Sitting here this bright cold afternoon I find myself thinking of things I have learned about some of the interesting people here at Cottage Grove Place. Each evening if we haven't made plans to sit with someone we know in the dining room, the hostess seats us randomly, usually at a table for four. Many of the residents are from here in Cedar Rapids, so several times I have found myself seated with three of those folks who are all familiar with the same people and locations. Then I can only sit and listen to the interesting conversations. Depending on the personalities of my dining companions, those chats sometimes drift into something approaching gossip sessions. (I've discovered these sorts of things don't have to have a small-town backyard fence over which to be exchanged!)
Sorting through some of the relationships here is also fascinating. In the past, several of my family have warned me against making assumptions; advice I didn't always take seriously. But I am finding that it is a good idea here. Several couples always seen together are not "Mr. and Mrs. So and So," as I had assumed, but are companions with varying degrees of closeness. One learns to slowly figure these things out. A friend who is also a newcomer shares my amazement as we discover these connections. As she recently said, "I guess we're just going to have to live and learn."

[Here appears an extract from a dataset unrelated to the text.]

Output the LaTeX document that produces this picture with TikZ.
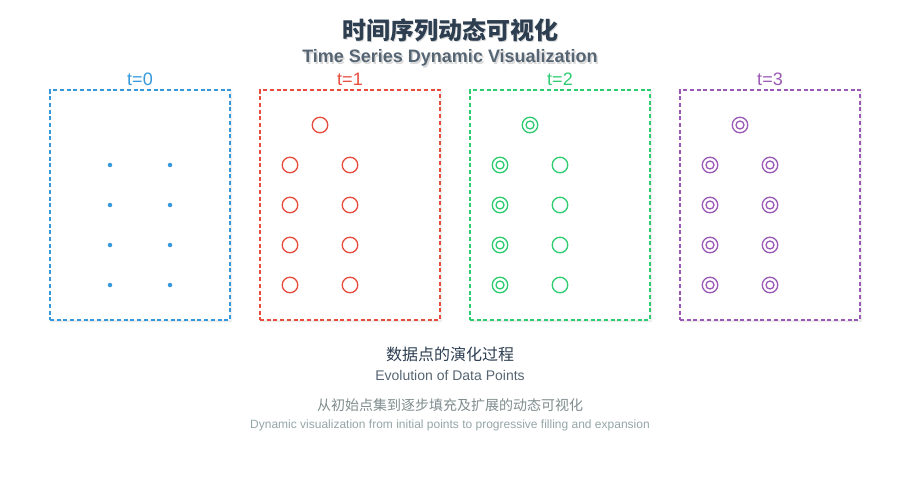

Then there are the stories of where various individuals were educated. Those with college degrees have earned them at local colleges, the nearby university, or other institutions across the country. It was such fun the other evening listening to two fellows as they discovered for the first time that both had graduated from the same Big Ten University in a neighboring state. They were soon comparing favorite courses, professors they did or didn't like, and on and on--both totally oblivious of anyone else around.
I have also heard amazing accounts of illustrious careers. Some individuals are eager to tell of their own accomplishments, while others make it necessary for someone to literally drag the pertinent information out of them. One delightful gentleman is retired from a distinguished legal career and is the author of a number of scholarly volumes about the law. He is so kindly and modest that, if it hadn't been for other sources, I would never have known of his accomplishments. One thing he did tell us was that he had been in law school with Nile Kinnick. As that was in the days when students were seated alphabetically, they always sat side-by-side. In his estimation, had his bright and talented classmate lived, he might well have been president of the United States. An intriguing observation on "what might have been."
Accounts of the activities of the offspring of many residents are interesting, too. Stories abound of members of the "boomer generation" who have had highly successful careers in major cities on either coast, but have chosen to leave those over-crowded areas and return to the mid-west. I know Cherokee County has experienced some of that "reverse exodus," and I expect you are as pleased as I am to hear further proof that it continues happening in other places, as well.
I hope you have found these tales to be of interest, and I do want to thank you for putting up with my telling them.